Independent of the Google-specific content, it’s important to have a fundamental understanding of core Data Engineering concepts. If you are just starting out, check out some of the foundational Data Engineering content on Coursera.
Get Familiar with the Exam Topics
Next, check out the Exam Topics which are available from the Google Cloud Certification page: https://cloud.google.com/learn/certification/guides/data-engineer
- Section 1: Designing data processing systems (~22% of the exam)
- Section 2: Ingesting and processing the data (~25% of the exam)
- Section 3: Storing the data (~20% of the exam)
- Section 4: Preparing and using data for analysis (~15% of the exam)
- Section 5: Maintaining and automating data workloads (~18% of the exam)
These topics were last updated in late 2023 — which IMHO recognizes that some of the former content is better covered in the Database and Machine Learning certification paths.
According to a recent Google Cloud Community post:
“The new Professional Data Engineer exam reflects updates to Google Cloud’s data storing, data sharing, and data governance solutions. The new exam has less emphasis on operationalizing machine learning models and more focus on the data engineer’s role in making data usable and valuable. As machine learning and AI continue to evolve, the critical skill of making data usable places data engineers as a critical path for enterprise success.”
Google Cloud SkillsBoost Training:
Google provides a comprehensive self-paced learning path through Google Cloud SkillsBoost — which includes both video lessons and hands-on labs to familiarize you with the topics and tools covered on the exam. The learning path is maintained by Google and aligned to the exam guide.
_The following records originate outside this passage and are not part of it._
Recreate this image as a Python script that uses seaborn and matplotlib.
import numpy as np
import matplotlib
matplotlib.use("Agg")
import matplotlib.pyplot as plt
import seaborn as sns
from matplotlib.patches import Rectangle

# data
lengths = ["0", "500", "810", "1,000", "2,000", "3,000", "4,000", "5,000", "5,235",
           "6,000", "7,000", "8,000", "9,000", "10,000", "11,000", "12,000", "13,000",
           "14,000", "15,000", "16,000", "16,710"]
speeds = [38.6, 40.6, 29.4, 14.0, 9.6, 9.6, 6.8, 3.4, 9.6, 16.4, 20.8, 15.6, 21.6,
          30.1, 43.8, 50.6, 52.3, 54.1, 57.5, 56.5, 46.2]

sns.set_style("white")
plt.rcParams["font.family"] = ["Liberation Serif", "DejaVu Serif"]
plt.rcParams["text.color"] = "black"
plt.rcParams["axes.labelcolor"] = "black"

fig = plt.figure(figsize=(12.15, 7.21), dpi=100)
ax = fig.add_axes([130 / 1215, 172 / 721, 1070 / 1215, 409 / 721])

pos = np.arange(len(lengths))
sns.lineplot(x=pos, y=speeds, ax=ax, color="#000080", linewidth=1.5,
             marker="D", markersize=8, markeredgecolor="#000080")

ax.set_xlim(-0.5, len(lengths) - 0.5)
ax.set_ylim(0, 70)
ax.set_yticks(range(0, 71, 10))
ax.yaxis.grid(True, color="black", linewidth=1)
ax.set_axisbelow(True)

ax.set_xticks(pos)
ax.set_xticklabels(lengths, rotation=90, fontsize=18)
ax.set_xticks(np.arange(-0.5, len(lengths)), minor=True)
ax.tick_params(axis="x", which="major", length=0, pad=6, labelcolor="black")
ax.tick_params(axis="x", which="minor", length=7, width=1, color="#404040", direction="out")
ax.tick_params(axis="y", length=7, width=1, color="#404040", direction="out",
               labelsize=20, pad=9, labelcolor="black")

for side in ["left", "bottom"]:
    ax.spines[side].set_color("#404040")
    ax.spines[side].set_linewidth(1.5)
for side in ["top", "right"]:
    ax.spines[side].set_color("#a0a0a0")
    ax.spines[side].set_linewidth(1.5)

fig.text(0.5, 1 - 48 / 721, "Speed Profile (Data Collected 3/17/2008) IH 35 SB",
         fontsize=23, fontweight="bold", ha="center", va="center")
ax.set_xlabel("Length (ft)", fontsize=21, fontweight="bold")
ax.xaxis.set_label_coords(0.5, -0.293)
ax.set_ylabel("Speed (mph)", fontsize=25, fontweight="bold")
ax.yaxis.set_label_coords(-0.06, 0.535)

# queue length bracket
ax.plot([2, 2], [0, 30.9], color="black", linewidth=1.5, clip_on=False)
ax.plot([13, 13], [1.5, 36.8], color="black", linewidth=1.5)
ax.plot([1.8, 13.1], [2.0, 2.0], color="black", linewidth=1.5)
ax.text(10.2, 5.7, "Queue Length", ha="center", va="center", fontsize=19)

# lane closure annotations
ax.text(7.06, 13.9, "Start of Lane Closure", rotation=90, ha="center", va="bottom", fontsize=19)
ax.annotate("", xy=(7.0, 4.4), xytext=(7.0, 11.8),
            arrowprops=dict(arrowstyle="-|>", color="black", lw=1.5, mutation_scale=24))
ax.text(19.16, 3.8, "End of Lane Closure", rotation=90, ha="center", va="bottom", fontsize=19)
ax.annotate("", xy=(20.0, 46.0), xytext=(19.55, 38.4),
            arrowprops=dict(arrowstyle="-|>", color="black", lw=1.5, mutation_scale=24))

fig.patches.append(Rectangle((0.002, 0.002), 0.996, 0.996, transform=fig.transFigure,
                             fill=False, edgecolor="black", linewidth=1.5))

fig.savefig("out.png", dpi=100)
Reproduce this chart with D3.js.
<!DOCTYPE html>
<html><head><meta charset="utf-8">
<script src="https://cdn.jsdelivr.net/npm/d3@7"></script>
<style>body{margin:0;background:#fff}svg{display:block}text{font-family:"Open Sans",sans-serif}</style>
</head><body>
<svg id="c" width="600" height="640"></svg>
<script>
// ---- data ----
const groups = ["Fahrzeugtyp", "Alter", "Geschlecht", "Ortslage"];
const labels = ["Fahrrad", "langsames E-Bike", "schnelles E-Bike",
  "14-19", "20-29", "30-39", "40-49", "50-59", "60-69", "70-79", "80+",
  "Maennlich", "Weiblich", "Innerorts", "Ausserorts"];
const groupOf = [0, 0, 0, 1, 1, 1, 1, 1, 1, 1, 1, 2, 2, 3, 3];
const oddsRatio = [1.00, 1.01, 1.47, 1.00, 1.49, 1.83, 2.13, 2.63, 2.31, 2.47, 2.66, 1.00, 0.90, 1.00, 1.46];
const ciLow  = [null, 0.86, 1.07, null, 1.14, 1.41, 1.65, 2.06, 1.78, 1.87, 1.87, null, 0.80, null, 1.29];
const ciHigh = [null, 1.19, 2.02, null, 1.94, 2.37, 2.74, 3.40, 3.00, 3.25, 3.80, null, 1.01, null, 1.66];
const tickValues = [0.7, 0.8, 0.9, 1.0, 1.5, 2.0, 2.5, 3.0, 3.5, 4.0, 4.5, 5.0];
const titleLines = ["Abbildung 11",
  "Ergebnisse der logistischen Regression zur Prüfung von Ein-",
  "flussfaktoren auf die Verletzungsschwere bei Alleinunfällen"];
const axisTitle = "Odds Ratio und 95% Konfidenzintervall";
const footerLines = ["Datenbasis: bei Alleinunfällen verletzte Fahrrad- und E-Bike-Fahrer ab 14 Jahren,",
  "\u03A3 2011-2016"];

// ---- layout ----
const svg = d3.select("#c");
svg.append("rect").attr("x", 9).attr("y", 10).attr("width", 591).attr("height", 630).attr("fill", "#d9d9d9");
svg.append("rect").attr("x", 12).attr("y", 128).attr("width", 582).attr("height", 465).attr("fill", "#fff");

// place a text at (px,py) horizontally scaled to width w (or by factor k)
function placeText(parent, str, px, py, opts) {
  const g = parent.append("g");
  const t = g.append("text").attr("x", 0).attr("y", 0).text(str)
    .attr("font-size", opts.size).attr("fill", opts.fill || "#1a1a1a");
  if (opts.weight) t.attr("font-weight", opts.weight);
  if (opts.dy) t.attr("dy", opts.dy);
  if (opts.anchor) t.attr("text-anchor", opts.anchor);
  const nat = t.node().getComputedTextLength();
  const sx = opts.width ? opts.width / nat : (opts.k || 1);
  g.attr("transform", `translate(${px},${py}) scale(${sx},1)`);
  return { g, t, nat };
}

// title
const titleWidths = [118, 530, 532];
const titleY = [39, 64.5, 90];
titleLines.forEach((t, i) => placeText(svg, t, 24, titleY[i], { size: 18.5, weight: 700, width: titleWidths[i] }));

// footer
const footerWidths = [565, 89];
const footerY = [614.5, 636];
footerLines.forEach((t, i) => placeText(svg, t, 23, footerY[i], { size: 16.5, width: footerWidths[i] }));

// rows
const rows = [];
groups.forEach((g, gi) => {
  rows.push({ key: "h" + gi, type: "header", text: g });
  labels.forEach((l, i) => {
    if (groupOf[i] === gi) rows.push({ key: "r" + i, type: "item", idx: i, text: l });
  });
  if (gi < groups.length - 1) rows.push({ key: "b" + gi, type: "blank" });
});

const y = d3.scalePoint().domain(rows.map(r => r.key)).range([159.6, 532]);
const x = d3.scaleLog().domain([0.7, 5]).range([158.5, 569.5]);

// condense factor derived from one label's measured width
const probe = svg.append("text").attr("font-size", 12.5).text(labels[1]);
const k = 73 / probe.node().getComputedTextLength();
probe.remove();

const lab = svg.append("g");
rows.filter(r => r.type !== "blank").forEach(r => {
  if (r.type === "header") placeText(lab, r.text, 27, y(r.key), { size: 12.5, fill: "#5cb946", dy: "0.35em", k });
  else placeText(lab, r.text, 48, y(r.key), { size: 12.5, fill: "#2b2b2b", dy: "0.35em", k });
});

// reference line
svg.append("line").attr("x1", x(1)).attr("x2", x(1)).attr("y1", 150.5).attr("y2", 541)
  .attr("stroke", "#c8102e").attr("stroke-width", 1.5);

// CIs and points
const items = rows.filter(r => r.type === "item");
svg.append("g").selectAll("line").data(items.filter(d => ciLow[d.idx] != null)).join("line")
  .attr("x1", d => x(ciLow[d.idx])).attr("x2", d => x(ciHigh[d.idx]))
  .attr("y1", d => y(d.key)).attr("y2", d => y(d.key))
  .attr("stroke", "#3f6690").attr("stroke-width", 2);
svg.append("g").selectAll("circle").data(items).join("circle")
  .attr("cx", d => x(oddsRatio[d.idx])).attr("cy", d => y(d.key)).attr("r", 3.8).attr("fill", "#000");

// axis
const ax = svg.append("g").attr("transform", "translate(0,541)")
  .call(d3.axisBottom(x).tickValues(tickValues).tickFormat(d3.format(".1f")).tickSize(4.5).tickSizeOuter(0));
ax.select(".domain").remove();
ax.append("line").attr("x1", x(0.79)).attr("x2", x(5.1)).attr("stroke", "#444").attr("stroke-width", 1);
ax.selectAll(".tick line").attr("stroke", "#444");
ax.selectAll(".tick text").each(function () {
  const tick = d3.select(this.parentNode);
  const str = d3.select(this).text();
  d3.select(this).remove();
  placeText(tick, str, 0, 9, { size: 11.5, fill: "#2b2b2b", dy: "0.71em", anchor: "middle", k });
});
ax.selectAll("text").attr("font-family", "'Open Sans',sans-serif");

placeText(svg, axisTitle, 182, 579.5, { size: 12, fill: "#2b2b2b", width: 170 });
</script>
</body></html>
Professional Data Engineer Learning Path: https://www.cloudskillsboost.google/paths/16
Supplemental Reading and Practice Tests:
One of the best resources that I have found to study for the Google Cloud Professional Certification exams is the Official Study Guide published by Sybex. While the Professional Data Engineer Study Guide (1st edition) was published in 2020 (before the latest update to the exam), it still is very relevant and covers many of the key topics on the exam. Addtionally, the study guide includes a number of additional practice questions.
Hands-on Experience:
Finally, taking what you have learned from the SkillsBoost learning path and Official Study Guide and applying it with hands-on access to the tools in Google Cloud give you the practical expereince required to be successful on the exam (and beyond).
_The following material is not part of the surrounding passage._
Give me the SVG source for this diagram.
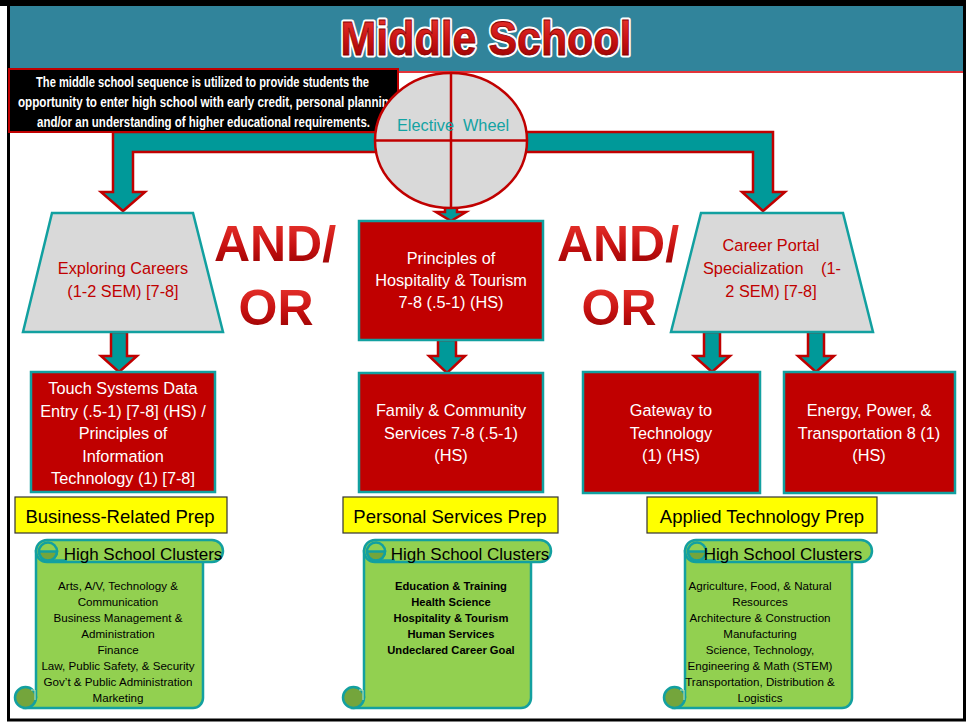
<svg xmlns="http://www.w3.org/2000/svg" width="969" height="723" viewBox="0 0 969 723">
<defs>
<linearGradient id="redGrad" x1="0" y1="0" x2="0" y2="1">
<stop offset="0" stop-color="#ee3b33"/>
<stop offset="0.55" stop-color="#c61010"/>
<stop offset="1" stop-color="#8c0000"/>
</linearGradient>
<g id="scroll">
<path d="M21,11 H188 V158 A10,10 0 0 1 178,168 H10.5 L21,157.5 Z" class="scr"/>
<circle cx="10.5" cy="157.5" r="10.5" class="curl"/>
<path d="M16,150 L20,150 L20,160" fill="none" stroke="#cfe8b0" stroke-width="1"/>
<rect x="21" y="0" width="187" height="22" rx="11" class="scr"/>
<circle cx="33" cy="11.5" r="9" class="scr"/>
<path d="M24,11.5 A9,9 0 0 0 42,11.5 Z" class="curl"/>
<path d="M33,20.5 H52" fill="none" stroke="#13a0a0" stroke-width="2.5"/>
</g>
</defs>
<style>
.frame{fill:none;stroke:#000;stroke-width:3}
.conn{fill:#009999;stroke:#c00000;stroke-width:2.5;stroke-linejoin:miter}
.trap{fill:#d9d9d9;stroke:#12a0a0;stroke-width:2.5}
.rbox{fill:#c00000;stroke:#12a0a0;stroke-width:2.5}
.ybox{fill:#ffff00;stroke:#333;stroke-width:1.2}
.scr{fill:#92d050;stroke:#13a0a0;stroke-width:2.5}
.curl{fill:#74a53c;stroke:#13a0a0;stroke-width:2.5}
text{font-family:"Liberation Sans",Arial,sans-serif}
.wt{fill:#fff;font-size:16.3px;text-anchor:middle}
.rt{fill:#c00000;font-size:16.3px;text-anchor:middle}
.yt{fill:#000;font-size:18.5px;text-anchor:middle}
.hs{fill:#000;font-size:17px;text-anchor:middle}
.li{fill:#000;font-size:11.6px;text-anchor:middle}
.lb{fill:#000;font-size:11.2px;font-weight:bold;text-anchor:middle}
.ao{fill:url(#redGrad);font-size:50px;font-weight:bold;text-anchor:middle}
.intro{fill:#fff;font-size:15px;font-weight:bold}
</style>
<rect x="0" y="0" width="969" height="723" fill="#fff"/>
<!-- title bar -->
<g id="title">
<rect x="0" y="0" width="966" height="6" fill="#000"/>
<rect x="9" y="6" width="955" height="65" fill="#31849b"/>
<line x1="9" y1="72" x2="964" y2="72" stroke="#e3343a" stroke-width="2"/>
<text x="486" y="55" font-size="48" font-weight="bold" text-anchor="middle" textLength="291" lengthAdjust="spacingAndGlyphs" fill="#fff" stroke="#fff" stroke-width="5" stroke-linejoin="round">Middle School</text>
<text x="486" y="55" font-size="48" font-weight="bold" text-anchor="middle" textLength="291" lengthAdjust="spacingAndGlyphs" fill="url(#redGrad)" stroke="#8a0000" stroke-width="0.8">Middle School</text>
</g>
<rect x="8.5" y="3" width="956" height="717" class="frame"/>
<!-- connectors -->
<g id="connectors">
<path class="conn" d="M113,132 H773 V192 H785 L763,211 L742,192 H753 V152 H133 V192 H145 L123,211 L101,192 H113 Z"/>
<path class="conn" d="M445,202 H457 V212 H466 L451,221 L436,212 H445 Z"/>
<path class="conn" d="M111,332 H127 V356 H137 L119,372 L101,356 H111 Z"/>
<path class="conn" d="M438,340 H456 V356 H465 L447,373 L429,356 H438 Z"/>
<path class="conn" d="M704,332 H720 V356 H730 L712,372 L694,356 H704 Z"/>
<path class="conn" d="M808,332 H824 V356 H834 L816,372 L798,356 H808 Z"/>
</g>
<g id="intro">
<rect x="9" y="69" width="389" height="63" fill="#000" stroke="#c00000" stroke-width="2"/>
<g transform="scale(0.7,1)">
<text class="intro" x="51.43" y="87" textLength="475.7" lengthAdjust="spacingAndGlyphs">The middle school sequence is utilized to provide students the</text>
<text class="intro" x="25.71" y="107" textLength="540" lengthAdjust="spacingAndGlyphs">opportunity to enter high school with early credit, personal planning</text>
<text class="intro" x="52.86" y="127" textLength="475.7" lengthAdjust="spacingAndGlyphs">and/or an understanding of higher educational requirements.</text>
</g>
</g>
<g id="elective-wheel">
<ellipse cx="451" cy="140.5" rx="76" ry="67.5" fill="#d9d9d9" stroke="#c00000" stroke-width="2.5"/>
<line x1="451" y1="73" x2="451" y2="208" stroke="#c00000" stroke-width="2.5"/>
<line x1="375" y1="140.5" x2="527" y2="140.5" stroke="#c00000" stroke-width="2.5"/>
<text y="131" font-size="16.3" fill="#13a3a3"><tspan x="397">Elective</tspan><tspan x="463">Wheel</tspan></text>
</g>
<g id="exploring-careers">
<path class="trap" d="M52,213 L193,213 L223,332 L23,332 Z"/>
<text class="rt" x="123" y="274">Exploring Careers</text>
<text class="rt" x="123" y="297">(1-2 SEM) [7-8]</text>
</g>
<g id="principles-hospitality">
<rect class="rbox" x="359" y="221" width="184" height="119"/>
<text class="wt" x="451" y="264">Principles of</text>
<text class="wt" x="451" y="286">Hospitality &amp; Tourism</text>
<text class="wt" x="451" y="308">7-8 (.5-1) (HS)</text>
</g>
<g id="career-portal">
<path class="trap" d="M701,213 L843,213 L873,332 L671,332 Z"/>
<text class="rt" x="771" y="251">Career Portal</text>
<text class="rt" y="274"><tspan x="703" text-anchor="start">Specialization</tspan></text>
<text class="rt" y="274"><tspan x="841" text-anchor="end">(1-</tspan></text>
<text class="rt" x="771" y="297">2 SEM) [7-8]</text>
</g>
<g id="and-or-1">
<text class="ao" x="275" y="261">AND/</text>
<text class="ao" x="276" y="325">OR</text>
</g>
<g id="and-or-2">
<text class="ao" x="618" y="261">AND/</text>
<text class="ao" x="619" y="325">OR</text>
</g>
<g id="touch-systems">
<rect class="rbox" x="31" y="372" width="184" height="120"/>
<text class="wt" x="123" y="394">Touch Systems Data</text>
<text class="wt" x="123" y="416.5">Entry (.5-1) [7-8] (HS) /</text>
<text class="wt" x="123" y="439">Principles of</text>
<text class="wt" x="123" y="461.5">Information</text>
<text class="wt" x="123" y="484">Technology (1) [7-8]</text>
</g>
<g id="family-community">
<rect class="rbox" x="359" y="373" width="184" height="119"/>
<text class="wt" x="451" y="416">Family &amp; Community</text>
<text class="wt" x="451" y="438.5">Services 7-8 (.5-1)</text>
<text class="wt" x="451" y="461">(HS)</text>
</g>
<g id="gateway">
<rect class="rbox" x="583" y="372" width="177" height="121"/>
<text class="wt" x="671" y="416">Gateway to</text>
<text class="wt" x="671" y="438.5">Technology</text>
<text class="wt" x="671" y="461">(1) (HS)</text>
</g>
<g id="energy-power">
<rect class="rbox" x="784" y="372" width="171" height="121"/>
<text class="wt" x="869" y="416">Energy, Power, &amp;</text>
<text class="wt" x="869" y="438.5">Transportation 8 (1)</text>
<text class="wt" x="869" y="461">(HS)</text>
</g>
<g id="business-prep">
<rect class="ybox" x="15" y="497" width="212" height="36"/>
<text class="yt" x="120" y="523">Business-Related Prep</text>
</g>
<g id="personal-prep">
<rect class="ybox" x="343" y="497" width="215" height="36"/>
<text class="yt" x="450" y="523">Personal Services Prep</text>
</g>
<g id="applied-prep">
<rect class="ybox" x="647" y="497" width="230" height="36"/>
<text class="yt" x="762" y="523">Applied Technology Prep</text>
</g>
<g id="clusters-business">
<use href="#scroll" transform="translate(15,540)"/>
<text class="hs" x="143" y="560">High School Clusters</text>
<text class="li" x="118" y="590">Arts, A/V, Technology &amp;</text>
<text class="li" x="118" y="606">Communication</text>
<text class="li" x="118" y="622">Business Management &amp;</text>
<text class="li" x="118" y="638">Administration</text>
<text class="li" x="118" y="654">Finance</text>
<text class="li" x="118" y="670">Law, Public Safety, &amp; Security</text>
<text class="li" x="118" y="686">Gov’t &amp; Public Administration</text>
<text class="li" x="118" y="702">Marketing</text>
</g>
<g id="clusters-personal">
<use href="#scroll" transform="translate(343,540)"/>
<text class="hs" x="470" y="560">High School Clusters</text>
<text class="lb" x="451" y="590">Education &amp; Training</text>
<text class="lb" x="451" y="606">Health Science</text>
<text class="lb" x="451" y="622">Hospitality &amp; Tourism</text>
<text class="lb" x="451" y="638">Human Services</text>
<text class="lb" x="451" y="654">Undeclared Career Goal</text>
</g>
<g id="clusters-applied">
<use href="#scroll" transform="translate(664,540)"/>
<text class="hs" x="783" y="560">High School Clusters</text>
<text class="li" x="760" y="590">Agriculture, Food, &amp; Natural</text>
<text class="li" x="760" y="606">Resources</text>
<text class="li" x="760" y="622">Architecture &amp; Construction</text>
<text class="li" x="760" y="638">Manufacturing</text>
<text class="li" x="760" y="654">Science, Technology,</text>
<text class="li" x="760" y="670">Engineering &amp; Math (STEM)</text>
<text class="li" x="760" y="686">Transportation, Distribution &amp;</text>
<text class="li" x="760" y="702">Logistics</text>
</g>
</svg>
To get started for free, check out https://cloud.google.com/blog/products/gcp/getting-started-with-google-cloud-for-free
Overview of Exam Topics
Data Pipelines & ETL
Expect a number of questions around various Google Cloud tools for building and maintaining data pipelines — including ETL. Questions may cover the following tools:
- Dataflow
- Dataproc
- Dataprep
Pub/Sub & Kafka (and connectors)
Familiarize yourself with how Pub/Sub and Kafka could be leveraged for streaming data and what connectors existing for various Google Cloud Databases.
BigQuery
BigQuery is probably to most important tool in a Data Engineer’s toolbox. Be sure to understand how BigQuery works, how to connect to BigQuery, how to secure your data, and ways to ingest data to BigQuery.
Big Lake / BigQuery Omni
Similarly, know how Big Lake and BigQuery Omni work and how they allow you to incorporate external data sources into BigQuery.
Dataplex
A recent addition to the learning path is a section for Dataplex. Know what Dataplex does and how it contributes to Data Governance and Data Lineage.
IAM Roles
Be sure to review IAM roles related to Cloud Storage, Databases, and Data Pipeline tools — as well as BigQuery.
SQL Proxy
While there was not as much as a focus on Cloud SQL, know how and where to leverage SQL Proxy to provide secure access to Cloud SQL.
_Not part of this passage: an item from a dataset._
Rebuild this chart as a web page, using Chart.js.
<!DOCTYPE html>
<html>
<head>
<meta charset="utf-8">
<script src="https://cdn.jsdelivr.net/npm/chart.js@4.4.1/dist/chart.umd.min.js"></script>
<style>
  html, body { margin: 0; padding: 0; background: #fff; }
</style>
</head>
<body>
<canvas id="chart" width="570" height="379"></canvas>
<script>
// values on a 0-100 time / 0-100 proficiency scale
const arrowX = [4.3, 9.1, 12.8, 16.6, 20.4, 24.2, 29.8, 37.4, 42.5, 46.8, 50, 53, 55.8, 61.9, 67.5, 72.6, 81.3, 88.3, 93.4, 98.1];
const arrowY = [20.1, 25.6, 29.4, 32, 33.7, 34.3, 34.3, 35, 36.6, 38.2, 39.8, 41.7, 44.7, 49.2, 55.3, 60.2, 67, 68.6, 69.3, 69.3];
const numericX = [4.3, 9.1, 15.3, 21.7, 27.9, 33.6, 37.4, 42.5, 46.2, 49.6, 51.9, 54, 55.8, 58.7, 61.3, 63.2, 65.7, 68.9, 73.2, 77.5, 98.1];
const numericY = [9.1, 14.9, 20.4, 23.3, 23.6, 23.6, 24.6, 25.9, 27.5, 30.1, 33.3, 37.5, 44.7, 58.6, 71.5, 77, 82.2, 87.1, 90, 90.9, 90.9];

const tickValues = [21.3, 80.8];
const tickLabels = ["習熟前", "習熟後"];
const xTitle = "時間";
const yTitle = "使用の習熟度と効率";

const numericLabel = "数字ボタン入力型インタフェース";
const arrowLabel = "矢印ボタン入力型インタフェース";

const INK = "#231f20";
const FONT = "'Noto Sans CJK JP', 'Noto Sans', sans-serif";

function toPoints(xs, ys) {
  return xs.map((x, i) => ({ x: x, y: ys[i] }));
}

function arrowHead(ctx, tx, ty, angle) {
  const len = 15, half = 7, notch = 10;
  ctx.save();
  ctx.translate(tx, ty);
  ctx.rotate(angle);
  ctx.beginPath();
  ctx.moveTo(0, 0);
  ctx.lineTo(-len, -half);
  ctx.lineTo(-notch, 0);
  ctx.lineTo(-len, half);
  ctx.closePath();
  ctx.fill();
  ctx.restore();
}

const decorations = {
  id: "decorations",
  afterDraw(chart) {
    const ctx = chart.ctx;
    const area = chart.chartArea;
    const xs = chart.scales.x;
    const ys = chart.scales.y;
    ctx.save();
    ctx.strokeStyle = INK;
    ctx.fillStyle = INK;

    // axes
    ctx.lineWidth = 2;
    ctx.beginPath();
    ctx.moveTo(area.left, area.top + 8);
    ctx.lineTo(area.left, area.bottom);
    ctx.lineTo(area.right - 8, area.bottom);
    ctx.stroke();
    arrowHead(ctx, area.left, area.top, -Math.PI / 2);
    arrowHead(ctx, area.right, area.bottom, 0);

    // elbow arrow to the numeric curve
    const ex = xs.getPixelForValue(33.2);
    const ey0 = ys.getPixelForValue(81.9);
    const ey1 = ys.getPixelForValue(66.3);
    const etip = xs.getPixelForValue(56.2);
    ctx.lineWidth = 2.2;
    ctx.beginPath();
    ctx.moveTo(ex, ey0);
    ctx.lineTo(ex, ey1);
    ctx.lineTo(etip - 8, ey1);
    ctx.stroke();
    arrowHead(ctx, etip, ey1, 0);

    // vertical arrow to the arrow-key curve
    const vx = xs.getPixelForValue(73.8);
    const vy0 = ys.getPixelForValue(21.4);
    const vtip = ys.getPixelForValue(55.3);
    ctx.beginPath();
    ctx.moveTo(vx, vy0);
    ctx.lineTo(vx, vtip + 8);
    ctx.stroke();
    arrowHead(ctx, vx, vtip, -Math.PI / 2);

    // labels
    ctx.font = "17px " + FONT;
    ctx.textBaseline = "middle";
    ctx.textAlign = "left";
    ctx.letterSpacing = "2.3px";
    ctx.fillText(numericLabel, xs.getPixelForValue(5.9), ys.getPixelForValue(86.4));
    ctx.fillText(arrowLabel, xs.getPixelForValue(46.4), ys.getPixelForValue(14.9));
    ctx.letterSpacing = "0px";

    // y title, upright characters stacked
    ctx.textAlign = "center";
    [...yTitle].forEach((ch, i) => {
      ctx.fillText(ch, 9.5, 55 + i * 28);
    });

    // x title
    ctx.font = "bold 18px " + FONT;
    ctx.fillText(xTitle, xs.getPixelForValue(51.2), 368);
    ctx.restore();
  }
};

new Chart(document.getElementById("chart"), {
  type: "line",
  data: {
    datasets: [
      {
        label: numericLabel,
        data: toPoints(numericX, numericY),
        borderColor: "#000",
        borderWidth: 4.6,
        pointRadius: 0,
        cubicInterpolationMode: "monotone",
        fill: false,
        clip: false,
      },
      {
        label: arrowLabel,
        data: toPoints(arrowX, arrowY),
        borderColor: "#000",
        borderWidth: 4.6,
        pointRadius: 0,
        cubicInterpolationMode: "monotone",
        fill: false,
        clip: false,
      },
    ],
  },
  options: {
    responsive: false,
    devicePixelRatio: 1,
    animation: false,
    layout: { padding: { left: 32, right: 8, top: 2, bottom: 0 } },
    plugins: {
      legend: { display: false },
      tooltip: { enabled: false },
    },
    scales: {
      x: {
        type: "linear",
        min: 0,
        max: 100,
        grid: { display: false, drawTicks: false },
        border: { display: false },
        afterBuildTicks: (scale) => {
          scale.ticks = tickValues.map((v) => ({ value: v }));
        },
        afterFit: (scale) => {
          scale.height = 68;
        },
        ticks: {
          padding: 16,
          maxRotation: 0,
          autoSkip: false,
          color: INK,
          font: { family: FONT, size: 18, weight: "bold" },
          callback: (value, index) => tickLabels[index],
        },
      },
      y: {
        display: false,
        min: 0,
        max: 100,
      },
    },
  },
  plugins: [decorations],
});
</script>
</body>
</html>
Cloud Composer / Airflow DAGs
Get familiar with Cloud Composer and Airflow as they related to pipeline orchestration as well as associated DAGs.
Hadoop
Related, know what Apache Hadoop does and how it can be used in Google Cloud.
Cloud Storage
Perhaps the most versatile data storage option on Google Cloud, Cloud Storage may be mentioned in a number of different ways:
- Retention Policy
- IAM role
- Storage Classes
- Region vs multi-region
Missing Exam Topics
Some of the topics that were not well represented on the exam, but were part of the Exam Study Guide (1st edition) were as follows:
Database
While Google managed databases such as BigQuery, CloudSQL, and Firestore were included, there was not the focus that I expected on things like Spanner and BigTable. Even Cloud SQL was limited to SQL Proxy related questions. The de-emphasis of Database questions is like a reaction to the Database Engineer certification where these types of questions were more relevant.
Machine Learning
Similar to the lack of focus on Database questions, Machine Learning was limited to questions around preparing data for Machine Learning as opposed to MLOps or Model Training. Again, this change is likely due to a better focus on ML in the Machine Learning certification.
Additional Tips and Recommendations
Once I got started, I found that developing a habit of 1-hour per day to study, participate in SkillsBoost training and labs, and practice test questions was the best way to prepare and stay on track.
Preparing for the exam
I cannot stress enough the importance of a good night’s sleep and a positive mindset before the exam.
After the Exam
Once you have obtained your certification, consider actively participating in online forums and communities to connect with other aspiring data engineers to share your story!
Conclusion
In this article, I shared my experience preparing for and completing the Google Cloud Professional Data Engineer certification path — including a reflection on what to expect on the exam and some resources to help you prepare.
For those of you that have successfully obtained this certification — Congratulations! And for those of you actively preparing, I hope that this information was helpful and wish you best of luck in completing the exam!
Finally, please share i the comments any tips or resources that have helped you on your certification journey!